___ Data provided ___

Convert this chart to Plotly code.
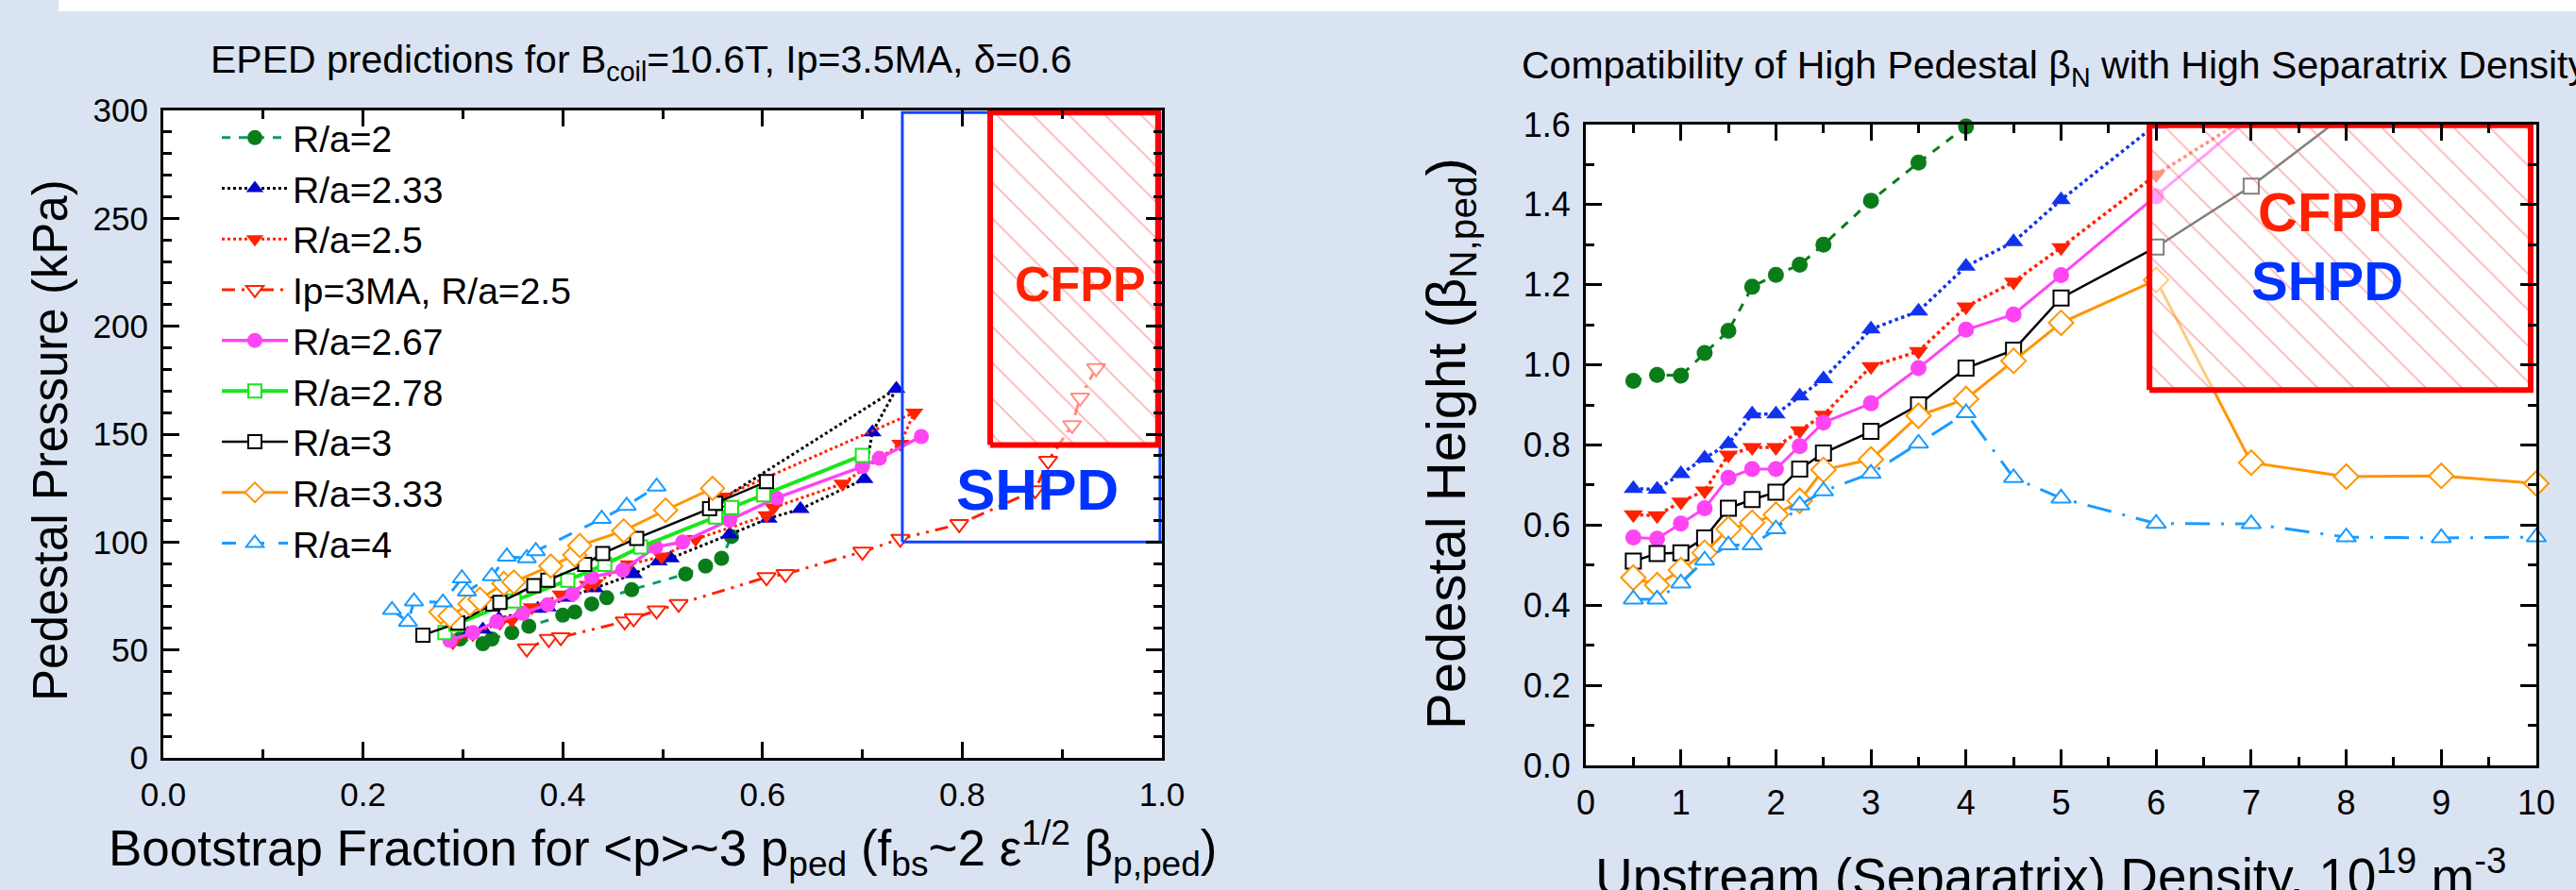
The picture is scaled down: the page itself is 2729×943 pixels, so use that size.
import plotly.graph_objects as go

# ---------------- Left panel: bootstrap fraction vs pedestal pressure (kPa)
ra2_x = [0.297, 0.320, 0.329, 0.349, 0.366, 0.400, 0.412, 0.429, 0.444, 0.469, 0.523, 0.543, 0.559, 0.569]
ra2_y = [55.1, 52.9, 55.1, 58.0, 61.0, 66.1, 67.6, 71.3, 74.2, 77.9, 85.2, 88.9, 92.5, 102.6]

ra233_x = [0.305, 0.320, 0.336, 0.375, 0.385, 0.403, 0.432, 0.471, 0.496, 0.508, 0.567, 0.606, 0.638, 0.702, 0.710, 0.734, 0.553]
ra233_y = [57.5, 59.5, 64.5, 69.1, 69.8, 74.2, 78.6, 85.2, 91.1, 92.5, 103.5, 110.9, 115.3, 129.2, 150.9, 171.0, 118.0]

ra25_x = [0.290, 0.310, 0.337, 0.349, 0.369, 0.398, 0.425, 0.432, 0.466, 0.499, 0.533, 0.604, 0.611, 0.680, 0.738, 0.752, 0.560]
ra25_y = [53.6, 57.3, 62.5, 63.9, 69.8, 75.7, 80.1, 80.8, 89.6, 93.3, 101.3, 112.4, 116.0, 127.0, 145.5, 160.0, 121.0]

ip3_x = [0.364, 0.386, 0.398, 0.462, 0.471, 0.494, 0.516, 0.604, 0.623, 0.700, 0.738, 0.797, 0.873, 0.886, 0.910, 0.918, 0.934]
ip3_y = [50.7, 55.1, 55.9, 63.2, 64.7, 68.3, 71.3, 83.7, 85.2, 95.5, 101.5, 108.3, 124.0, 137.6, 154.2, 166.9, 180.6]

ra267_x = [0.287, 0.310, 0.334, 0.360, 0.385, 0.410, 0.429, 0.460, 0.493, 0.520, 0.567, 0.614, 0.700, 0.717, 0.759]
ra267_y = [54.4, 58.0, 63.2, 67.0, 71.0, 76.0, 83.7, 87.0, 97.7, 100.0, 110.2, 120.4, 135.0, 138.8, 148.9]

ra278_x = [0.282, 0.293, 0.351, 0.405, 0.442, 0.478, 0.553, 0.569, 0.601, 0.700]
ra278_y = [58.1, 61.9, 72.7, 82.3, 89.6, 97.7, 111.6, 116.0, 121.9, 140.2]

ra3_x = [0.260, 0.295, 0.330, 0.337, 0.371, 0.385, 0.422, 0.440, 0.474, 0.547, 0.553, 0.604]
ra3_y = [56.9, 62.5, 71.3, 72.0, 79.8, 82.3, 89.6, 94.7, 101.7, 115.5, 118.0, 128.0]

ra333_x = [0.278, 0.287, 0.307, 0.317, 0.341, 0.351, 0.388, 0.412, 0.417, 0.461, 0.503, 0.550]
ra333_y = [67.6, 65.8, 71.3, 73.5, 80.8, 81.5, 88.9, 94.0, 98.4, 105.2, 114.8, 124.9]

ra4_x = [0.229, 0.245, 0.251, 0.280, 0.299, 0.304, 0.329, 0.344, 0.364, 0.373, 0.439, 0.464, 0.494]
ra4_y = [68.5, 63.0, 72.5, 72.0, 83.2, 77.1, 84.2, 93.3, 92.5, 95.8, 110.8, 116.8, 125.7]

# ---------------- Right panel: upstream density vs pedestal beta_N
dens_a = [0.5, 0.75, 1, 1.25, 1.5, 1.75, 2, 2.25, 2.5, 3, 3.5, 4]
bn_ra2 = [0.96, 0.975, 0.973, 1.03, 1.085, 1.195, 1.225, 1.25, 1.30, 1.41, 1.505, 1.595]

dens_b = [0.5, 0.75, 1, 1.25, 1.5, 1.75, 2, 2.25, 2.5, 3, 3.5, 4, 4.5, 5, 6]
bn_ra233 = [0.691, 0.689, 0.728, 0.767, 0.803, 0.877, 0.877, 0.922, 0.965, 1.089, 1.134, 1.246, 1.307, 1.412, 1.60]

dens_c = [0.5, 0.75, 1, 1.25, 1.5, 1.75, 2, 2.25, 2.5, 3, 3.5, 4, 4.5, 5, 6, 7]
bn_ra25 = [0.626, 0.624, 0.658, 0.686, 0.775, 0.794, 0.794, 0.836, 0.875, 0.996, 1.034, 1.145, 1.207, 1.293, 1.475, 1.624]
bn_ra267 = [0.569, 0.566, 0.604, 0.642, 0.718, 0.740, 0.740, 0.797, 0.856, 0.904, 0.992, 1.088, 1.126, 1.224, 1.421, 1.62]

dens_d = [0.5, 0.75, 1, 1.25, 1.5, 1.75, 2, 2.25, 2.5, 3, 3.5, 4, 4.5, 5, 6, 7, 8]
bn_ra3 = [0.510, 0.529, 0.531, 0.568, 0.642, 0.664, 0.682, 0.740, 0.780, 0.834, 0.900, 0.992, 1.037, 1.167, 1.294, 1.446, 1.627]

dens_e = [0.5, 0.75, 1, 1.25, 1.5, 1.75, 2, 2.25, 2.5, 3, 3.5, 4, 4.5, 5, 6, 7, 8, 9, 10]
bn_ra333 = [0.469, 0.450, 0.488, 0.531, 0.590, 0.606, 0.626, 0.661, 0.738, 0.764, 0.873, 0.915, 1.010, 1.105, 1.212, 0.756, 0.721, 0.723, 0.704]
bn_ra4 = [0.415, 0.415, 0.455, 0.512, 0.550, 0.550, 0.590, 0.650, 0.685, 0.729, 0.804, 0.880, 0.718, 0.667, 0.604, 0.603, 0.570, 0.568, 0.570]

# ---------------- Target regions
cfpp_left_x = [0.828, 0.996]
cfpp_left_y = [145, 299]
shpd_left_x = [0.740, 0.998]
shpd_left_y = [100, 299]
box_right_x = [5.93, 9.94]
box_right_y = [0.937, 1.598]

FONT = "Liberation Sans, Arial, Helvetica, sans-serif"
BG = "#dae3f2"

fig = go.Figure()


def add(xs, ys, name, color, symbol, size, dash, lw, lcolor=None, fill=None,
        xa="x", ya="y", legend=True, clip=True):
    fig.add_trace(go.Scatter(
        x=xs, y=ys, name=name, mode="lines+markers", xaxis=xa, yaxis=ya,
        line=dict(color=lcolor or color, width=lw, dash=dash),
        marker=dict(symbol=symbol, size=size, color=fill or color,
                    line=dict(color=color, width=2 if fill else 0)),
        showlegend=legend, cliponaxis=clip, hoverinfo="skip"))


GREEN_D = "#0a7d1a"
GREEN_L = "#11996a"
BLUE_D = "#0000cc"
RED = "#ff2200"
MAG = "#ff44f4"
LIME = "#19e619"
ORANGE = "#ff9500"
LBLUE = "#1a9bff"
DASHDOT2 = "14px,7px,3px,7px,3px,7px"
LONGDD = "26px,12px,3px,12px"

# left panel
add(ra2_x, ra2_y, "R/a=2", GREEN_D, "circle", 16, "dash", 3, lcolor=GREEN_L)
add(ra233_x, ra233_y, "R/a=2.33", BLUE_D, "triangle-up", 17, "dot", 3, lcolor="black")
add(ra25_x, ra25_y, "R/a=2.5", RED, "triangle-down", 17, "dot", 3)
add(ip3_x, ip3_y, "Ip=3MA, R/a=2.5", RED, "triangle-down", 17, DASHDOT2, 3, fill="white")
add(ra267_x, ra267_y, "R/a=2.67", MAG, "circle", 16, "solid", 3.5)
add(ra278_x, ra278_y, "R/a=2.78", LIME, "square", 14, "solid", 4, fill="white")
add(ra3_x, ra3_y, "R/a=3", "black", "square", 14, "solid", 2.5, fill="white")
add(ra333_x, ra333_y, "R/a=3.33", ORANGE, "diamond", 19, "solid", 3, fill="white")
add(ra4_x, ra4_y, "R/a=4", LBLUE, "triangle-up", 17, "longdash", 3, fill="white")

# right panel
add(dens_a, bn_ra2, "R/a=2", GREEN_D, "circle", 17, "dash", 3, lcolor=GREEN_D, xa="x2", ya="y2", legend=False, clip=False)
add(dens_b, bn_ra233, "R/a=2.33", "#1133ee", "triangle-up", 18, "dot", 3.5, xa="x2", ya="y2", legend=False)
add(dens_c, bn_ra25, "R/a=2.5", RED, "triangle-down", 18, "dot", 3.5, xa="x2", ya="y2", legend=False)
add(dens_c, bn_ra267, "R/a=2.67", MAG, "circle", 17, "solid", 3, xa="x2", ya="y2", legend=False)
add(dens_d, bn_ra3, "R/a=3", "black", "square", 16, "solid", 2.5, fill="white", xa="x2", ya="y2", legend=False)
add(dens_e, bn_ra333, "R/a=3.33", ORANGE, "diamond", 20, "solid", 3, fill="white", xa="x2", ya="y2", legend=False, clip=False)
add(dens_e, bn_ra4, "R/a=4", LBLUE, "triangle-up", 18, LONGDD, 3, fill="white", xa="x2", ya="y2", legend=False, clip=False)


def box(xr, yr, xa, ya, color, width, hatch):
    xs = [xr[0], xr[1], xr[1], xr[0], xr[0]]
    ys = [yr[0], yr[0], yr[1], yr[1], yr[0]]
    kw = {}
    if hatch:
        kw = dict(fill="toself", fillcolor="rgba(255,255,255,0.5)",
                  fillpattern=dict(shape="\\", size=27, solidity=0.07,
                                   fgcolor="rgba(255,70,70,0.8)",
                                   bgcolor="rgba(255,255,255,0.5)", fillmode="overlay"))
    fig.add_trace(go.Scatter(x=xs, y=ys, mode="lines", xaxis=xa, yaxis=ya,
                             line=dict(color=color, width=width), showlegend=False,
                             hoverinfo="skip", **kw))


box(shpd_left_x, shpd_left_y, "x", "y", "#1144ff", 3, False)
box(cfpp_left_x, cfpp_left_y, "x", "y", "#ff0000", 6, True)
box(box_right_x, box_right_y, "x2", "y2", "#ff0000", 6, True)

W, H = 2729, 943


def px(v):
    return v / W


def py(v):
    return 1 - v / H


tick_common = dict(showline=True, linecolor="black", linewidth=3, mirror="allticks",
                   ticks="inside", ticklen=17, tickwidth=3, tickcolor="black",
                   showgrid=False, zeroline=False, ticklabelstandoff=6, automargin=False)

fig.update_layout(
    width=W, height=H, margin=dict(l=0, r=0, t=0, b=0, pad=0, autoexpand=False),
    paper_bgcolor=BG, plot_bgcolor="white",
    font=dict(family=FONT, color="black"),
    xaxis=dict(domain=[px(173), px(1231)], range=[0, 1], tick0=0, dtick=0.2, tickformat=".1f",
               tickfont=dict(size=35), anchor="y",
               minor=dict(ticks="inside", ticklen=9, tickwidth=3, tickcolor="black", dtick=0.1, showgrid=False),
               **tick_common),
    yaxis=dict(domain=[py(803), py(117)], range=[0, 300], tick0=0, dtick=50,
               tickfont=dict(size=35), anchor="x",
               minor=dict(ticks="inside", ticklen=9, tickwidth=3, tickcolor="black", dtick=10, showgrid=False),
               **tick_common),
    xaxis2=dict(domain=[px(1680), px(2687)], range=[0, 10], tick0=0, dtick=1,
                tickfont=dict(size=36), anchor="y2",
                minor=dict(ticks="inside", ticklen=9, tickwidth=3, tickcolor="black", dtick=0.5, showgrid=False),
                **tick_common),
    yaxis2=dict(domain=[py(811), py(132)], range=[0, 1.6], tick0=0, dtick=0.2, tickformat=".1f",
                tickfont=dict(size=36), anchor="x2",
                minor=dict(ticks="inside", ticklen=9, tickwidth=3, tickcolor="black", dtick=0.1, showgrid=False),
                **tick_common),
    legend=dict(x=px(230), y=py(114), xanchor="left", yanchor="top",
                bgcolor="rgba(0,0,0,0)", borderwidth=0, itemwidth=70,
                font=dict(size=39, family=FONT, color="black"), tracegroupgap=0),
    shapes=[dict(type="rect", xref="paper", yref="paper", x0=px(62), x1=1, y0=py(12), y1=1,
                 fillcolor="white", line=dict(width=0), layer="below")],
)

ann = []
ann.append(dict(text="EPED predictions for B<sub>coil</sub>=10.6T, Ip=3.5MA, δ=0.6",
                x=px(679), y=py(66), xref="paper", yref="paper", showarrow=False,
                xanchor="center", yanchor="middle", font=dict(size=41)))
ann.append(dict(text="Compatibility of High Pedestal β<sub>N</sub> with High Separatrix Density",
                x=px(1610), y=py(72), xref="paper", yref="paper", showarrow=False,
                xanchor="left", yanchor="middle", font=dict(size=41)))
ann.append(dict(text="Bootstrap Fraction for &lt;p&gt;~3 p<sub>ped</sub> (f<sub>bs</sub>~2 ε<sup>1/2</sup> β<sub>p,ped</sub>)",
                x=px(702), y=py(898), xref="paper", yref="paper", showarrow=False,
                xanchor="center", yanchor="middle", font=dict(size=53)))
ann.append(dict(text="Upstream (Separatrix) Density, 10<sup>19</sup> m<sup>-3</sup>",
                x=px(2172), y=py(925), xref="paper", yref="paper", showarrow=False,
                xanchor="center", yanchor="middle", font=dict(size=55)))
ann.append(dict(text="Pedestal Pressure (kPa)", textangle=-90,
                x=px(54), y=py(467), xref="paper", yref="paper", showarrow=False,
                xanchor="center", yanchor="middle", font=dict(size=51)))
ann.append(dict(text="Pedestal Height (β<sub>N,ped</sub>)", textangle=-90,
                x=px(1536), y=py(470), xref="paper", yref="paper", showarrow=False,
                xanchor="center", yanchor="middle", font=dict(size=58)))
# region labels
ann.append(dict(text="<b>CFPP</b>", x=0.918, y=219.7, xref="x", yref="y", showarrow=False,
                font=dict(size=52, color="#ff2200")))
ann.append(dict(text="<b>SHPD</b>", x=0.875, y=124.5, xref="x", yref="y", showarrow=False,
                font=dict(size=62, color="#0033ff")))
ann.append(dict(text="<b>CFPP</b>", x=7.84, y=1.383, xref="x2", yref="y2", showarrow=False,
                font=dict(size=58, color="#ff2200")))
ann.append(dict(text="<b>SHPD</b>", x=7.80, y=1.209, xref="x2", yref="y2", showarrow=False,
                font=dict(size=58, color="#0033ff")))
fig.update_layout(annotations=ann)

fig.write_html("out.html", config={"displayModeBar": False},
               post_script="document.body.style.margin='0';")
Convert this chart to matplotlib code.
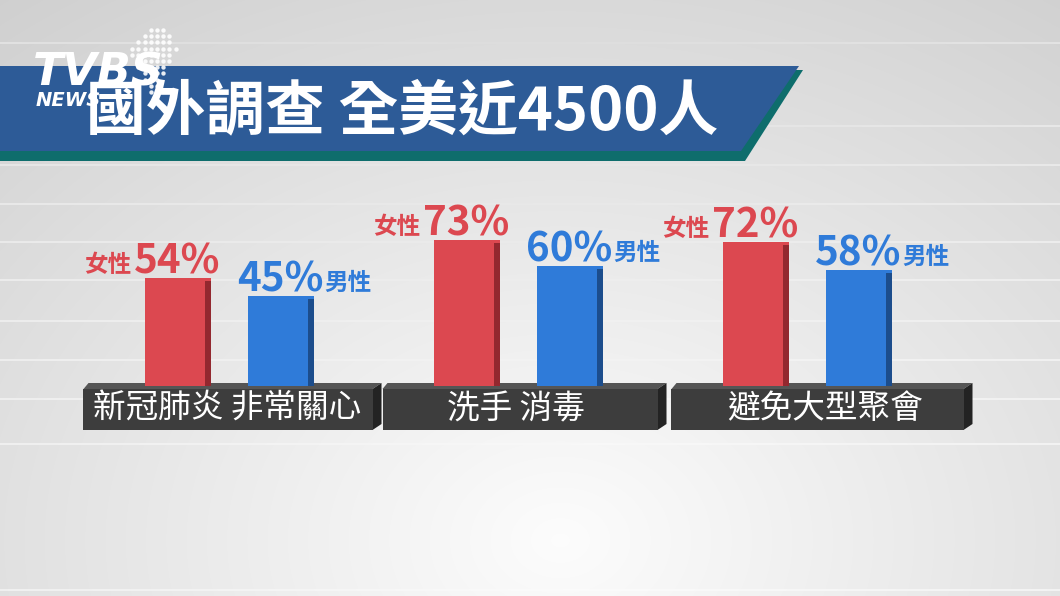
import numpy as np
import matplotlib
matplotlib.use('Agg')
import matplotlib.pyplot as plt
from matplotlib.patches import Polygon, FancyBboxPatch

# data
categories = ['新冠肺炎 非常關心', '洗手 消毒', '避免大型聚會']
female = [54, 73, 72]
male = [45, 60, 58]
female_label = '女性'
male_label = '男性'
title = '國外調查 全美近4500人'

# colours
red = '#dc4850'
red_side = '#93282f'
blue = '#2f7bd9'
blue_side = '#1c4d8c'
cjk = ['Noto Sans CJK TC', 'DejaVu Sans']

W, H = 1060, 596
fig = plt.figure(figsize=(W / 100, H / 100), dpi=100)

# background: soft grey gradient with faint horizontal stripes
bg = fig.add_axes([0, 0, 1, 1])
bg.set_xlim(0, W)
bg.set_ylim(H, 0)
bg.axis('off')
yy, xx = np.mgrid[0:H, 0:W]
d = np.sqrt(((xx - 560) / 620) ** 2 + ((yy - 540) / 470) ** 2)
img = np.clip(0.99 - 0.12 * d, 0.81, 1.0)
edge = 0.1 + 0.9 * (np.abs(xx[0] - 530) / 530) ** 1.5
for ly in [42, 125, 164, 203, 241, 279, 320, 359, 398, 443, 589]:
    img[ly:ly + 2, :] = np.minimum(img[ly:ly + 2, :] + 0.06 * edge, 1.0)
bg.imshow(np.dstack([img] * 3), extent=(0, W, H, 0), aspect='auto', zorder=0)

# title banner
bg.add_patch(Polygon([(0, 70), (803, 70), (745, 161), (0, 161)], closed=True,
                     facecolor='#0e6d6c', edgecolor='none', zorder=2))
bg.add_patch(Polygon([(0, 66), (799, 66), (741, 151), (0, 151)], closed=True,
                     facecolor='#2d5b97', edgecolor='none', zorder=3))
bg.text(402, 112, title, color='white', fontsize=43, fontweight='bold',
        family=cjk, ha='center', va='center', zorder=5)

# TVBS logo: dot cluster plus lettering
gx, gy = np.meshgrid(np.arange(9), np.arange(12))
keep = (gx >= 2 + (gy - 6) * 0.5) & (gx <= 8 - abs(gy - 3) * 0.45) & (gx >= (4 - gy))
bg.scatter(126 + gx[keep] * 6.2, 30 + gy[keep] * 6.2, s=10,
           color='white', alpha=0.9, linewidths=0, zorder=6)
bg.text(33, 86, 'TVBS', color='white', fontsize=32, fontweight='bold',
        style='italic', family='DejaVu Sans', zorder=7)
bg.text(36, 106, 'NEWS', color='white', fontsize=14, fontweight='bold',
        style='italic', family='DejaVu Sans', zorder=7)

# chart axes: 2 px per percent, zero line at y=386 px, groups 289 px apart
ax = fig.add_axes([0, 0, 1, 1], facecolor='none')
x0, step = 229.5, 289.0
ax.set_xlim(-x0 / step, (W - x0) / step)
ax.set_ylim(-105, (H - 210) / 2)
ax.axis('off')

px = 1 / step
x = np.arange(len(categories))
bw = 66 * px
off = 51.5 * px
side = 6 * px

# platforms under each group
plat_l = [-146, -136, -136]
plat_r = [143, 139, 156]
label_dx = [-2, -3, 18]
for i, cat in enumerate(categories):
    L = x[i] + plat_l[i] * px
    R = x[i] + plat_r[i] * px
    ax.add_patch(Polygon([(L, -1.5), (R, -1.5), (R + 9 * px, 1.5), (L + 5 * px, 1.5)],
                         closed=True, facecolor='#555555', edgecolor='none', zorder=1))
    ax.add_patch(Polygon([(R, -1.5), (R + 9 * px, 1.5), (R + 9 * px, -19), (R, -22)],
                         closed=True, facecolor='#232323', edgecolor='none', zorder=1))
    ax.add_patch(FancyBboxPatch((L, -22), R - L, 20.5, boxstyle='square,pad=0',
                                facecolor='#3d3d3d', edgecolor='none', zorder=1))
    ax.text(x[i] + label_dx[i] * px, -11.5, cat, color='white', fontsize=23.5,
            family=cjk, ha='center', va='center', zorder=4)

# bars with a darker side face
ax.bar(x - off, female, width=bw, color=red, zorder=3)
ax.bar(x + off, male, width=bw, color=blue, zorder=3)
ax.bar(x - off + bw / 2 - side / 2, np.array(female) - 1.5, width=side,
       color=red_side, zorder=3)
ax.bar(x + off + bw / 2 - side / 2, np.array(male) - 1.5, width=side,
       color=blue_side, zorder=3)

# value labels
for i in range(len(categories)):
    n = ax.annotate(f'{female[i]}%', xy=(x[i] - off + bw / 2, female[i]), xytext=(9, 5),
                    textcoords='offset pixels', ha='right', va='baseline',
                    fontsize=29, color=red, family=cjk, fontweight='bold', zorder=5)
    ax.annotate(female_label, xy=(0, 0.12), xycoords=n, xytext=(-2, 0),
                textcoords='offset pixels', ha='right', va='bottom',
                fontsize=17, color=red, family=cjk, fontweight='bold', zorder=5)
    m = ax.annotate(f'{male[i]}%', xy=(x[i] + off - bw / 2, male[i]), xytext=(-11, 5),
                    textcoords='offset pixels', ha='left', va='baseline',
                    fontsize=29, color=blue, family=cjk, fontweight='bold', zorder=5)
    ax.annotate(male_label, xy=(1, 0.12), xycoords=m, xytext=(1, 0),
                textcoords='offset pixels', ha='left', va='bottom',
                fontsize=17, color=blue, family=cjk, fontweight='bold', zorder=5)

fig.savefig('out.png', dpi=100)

___

## What to produce
Look above for lines with the word "chart" and copy them all.

## Reply
Convert this chart to Plotly code.
Convert this chart to matplotlib code.
# chart axes: 2 px per percent, zero line at y=386 px, groups 289 px apart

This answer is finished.